** START OF Dataset excerpts **

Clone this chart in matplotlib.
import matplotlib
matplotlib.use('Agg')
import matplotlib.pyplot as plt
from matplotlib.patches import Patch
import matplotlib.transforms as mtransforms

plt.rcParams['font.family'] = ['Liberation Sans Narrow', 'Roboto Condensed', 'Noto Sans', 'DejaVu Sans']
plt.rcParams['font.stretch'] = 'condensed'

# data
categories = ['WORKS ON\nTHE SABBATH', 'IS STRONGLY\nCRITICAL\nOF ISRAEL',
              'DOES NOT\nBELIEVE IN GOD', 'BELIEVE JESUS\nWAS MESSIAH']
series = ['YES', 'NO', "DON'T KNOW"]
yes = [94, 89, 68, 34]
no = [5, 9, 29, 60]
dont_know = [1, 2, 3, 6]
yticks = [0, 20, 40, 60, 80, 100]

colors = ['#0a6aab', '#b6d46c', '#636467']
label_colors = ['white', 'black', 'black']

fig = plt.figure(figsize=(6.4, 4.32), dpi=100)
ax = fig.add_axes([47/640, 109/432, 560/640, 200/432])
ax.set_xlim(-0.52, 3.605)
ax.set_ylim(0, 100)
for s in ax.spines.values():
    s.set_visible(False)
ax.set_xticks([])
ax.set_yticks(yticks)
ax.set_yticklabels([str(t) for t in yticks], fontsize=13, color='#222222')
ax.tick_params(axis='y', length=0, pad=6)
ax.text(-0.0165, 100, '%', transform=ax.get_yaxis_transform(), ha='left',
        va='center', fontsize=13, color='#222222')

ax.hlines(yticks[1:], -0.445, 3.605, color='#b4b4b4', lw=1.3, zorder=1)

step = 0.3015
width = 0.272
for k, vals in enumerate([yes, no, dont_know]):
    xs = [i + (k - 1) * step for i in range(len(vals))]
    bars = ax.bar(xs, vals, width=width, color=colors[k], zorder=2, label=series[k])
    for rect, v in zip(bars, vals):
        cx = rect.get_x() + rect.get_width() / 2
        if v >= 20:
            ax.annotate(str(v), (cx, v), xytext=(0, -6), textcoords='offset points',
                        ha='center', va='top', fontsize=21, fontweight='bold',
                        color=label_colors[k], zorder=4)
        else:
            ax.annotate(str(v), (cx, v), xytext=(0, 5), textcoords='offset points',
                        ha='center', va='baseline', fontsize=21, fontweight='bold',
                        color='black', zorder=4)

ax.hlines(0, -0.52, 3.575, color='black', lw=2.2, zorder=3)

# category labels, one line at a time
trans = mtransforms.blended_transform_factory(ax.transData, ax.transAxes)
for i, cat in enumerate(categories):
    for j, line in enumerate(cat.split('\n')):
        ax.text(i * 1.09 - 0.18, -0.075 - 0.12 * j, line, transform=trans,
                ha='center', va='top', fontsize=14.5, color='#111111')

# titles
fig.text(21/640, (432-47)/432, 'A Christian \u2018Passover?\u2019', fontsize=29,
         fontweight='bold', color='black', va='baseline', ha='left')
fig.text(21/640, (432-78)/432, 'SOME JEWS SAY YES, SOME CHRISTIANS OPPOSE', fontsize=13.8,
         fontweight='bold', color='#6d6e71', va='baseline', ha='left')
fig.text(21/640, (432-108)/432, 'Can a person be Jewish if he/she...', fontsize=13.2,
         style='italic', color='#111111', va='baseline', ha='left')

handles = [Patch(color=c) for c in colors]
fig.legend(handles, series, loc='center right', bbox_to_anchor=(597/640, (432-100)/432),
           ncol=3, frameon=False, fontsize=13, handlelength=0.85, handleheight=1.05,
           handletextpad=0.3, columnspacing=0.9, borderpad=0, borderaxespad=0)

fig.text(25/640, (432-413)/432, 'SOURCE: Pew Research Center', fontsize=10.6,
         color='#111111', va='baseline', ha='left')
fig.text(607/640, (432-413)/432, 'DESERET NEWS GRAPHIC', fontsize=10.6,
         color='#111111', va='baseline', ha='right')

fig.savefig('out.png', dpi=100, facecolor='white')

** END OF Dataset excerpts **
** START OF Dataset excerpts **

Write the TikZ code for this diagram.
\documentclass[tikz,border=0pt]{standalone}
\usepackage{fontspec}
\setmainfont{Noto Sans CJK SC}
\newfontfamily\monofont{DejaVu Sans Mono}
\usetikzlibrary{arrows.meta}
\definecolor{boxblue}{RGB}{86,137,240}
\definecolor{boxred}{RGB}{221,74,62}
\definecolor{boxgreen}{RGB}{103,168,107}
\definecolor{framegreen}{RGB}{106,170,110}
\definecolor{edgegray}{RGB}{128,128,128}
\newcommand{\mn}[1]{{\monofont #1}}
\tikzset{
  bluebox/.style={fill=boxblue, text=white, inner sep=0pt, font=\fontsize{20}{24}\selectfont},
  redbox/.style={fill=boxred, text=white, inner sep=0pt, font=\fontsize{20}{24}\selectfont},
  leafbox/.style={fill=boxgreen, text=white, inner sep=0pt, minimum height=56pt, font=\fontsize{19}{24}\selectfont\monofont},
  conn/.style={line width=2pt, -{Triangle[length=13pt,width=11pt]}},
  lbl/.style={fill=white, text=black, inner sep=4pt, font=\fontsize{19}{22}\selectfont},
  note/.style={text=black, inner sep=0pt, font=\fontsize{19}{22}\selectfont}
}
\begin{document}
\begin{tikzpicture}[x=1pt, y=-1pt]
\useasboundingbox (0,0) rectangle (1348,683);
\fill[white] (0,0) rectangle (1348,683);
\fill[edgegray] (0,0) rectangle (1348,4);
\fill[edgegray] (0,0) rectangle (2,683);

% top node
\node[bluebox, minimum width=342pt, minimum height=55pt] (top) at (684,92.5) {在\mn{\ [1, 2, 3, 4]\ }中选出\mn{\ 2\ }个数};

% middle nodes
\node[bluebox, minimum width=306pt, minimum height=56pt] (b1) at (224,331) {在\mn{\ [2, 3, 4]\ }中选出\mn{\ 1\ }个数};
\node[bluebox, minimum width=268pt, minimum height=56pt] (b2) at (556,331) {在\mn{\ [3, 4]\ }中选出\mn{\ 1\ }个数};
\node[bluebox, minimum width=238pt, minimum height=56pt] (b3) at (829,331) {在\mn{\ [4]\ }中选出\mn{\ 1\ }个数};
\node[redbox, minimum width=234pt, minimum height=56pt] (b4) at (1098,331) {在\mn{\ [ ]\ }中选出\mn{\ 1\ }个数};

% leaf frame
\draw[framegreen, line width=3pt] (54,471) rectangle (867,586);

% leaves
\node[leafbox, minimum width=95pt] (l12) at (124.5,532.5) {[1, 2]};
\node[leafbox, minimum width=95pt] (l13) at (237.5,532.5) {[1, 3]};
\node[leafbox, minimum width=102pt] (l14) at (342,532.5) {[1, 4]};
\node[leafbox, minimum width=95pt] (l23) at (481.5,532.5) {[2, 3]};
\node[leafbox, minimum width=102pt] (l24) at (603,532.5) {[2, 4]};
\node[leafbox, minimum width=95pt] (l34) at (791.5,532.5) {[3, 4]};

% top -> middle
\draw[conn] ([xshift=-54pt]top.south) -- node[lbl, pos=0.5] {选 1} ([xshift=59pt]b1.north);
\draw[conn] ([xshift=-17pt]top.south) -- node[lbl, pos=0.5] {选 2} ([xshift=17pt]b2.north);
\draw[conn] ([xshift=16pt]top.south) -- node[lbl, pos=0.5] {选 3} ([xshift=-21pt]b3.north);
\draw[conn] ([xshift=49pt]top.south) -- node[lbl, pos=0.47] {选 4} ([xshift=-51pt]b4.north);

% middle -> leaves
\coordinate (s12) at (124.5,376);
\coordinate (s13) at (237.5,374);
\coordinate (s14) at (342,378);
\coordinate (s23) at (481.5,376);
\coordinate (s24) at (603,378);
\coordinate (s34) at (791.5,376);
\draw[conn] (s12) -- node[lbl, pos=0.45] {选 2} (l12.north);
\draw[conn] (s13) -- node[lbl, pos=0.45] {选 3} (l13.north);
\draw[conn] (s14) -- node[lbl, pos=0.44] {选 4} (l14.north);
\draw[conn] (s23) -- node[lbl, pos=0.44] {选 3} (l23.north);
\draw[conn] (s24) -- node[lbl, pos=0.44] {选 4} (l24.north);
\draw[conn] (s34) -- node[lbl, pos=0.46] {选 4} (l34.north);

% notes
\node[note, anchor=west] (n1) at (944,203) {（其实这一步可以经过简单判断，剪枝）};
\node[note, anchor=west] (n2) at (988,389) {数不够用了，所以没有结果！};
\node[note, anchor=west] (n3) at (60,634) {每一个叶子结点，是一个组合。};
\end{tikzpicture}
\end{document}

** END OF Dataset excerpts **
** START OF Dataset excerpts **

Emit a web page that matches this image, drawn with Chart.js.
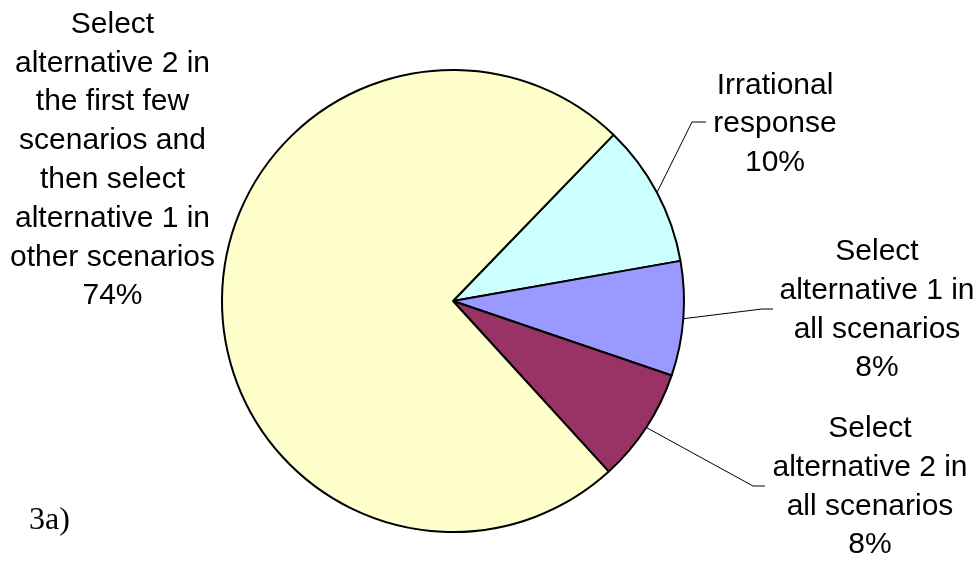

** END OF Dataset excerpts **

▶ Exercise: Among the records above, extract exactly the lines from the line with "Clone this chart in matplotlib." to the line with "plt.rcParams['font.stretch'] = 'condensed'", both lines included, and leave out the rest.

▶ In response:
Clone this chart in matplotlib.
import matplotlib
matplotlib.use('Agg')
import matplotlib.pyplot as plt
from matplotlib.patches import Patch
import matplotlib.transforms as mtransforms

plt.rcParams['font.family'] = ['Liberation Sans Narrow', 'Roboto Condensed', 'Noto Sans', 'DejaVu Sans']
plt.rcParams['font.stretch'] = 'condensed'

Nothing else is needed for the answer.